General 3D Room Layout from a Single View by Render-and-Compare
This addresses the challenge of accurate 3D layout estimation for applications like robotics and AR/VR, though it is incremental as it builds on single-view methods by adding occlusion handling.
The paper tackles the problem of reconstructing 3D room layouts from a single view, overcoming limitations of previous methods restricted to cuboid shapes, and achieves this by introducing a render-and-compare approach that handles occlusions, validated on a new dataset of 293 images with precise annotations.
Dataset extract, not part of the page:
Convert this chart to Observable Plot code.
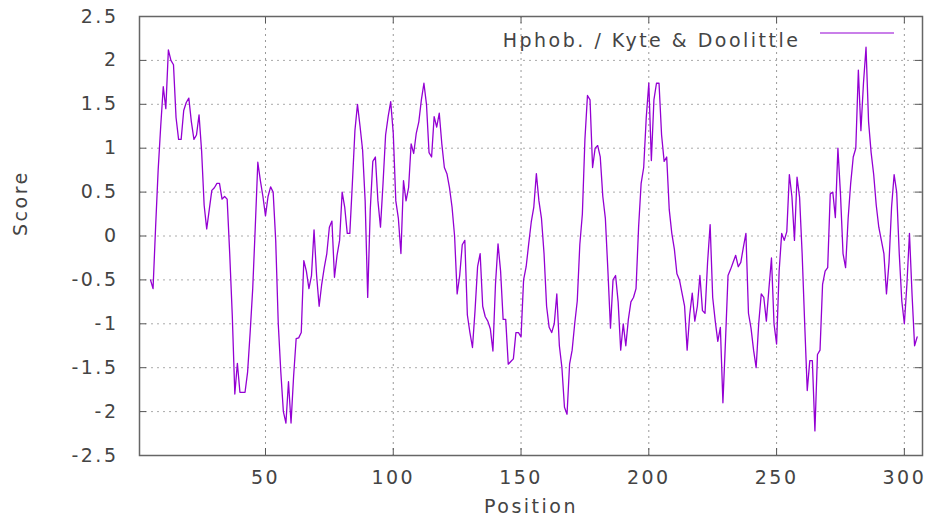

We present a novel method to reconstruct the 3D layout of a room (walls, floors, ceilings) from a single perspective view in challenging conditions, by contrast with previous single-view methods restricted to cuboid-shaped layouts. This input view can consist of a color image only, but considering a depth map results in a more accurate reconstruction. Our approach is formalized as solving a constrained discrete optimization problem to find the set of 3D polygons that constitute the layout. In order to deal with occlusions between components of the layout, which is a problem ignored by previous works, we introduce an analysis-by-synthesis method to iteratively refine the 3D layout estimate. As no dataset was available to evaluate our method quantitatively, we created one together with several appropriate metrics. Our dataset consists of 293 images from ScanNet, which we annotated with precise 3D layouts. It offers three times more samples than the popular NYUv2 303 benchmark, and a much larger variety of layouts.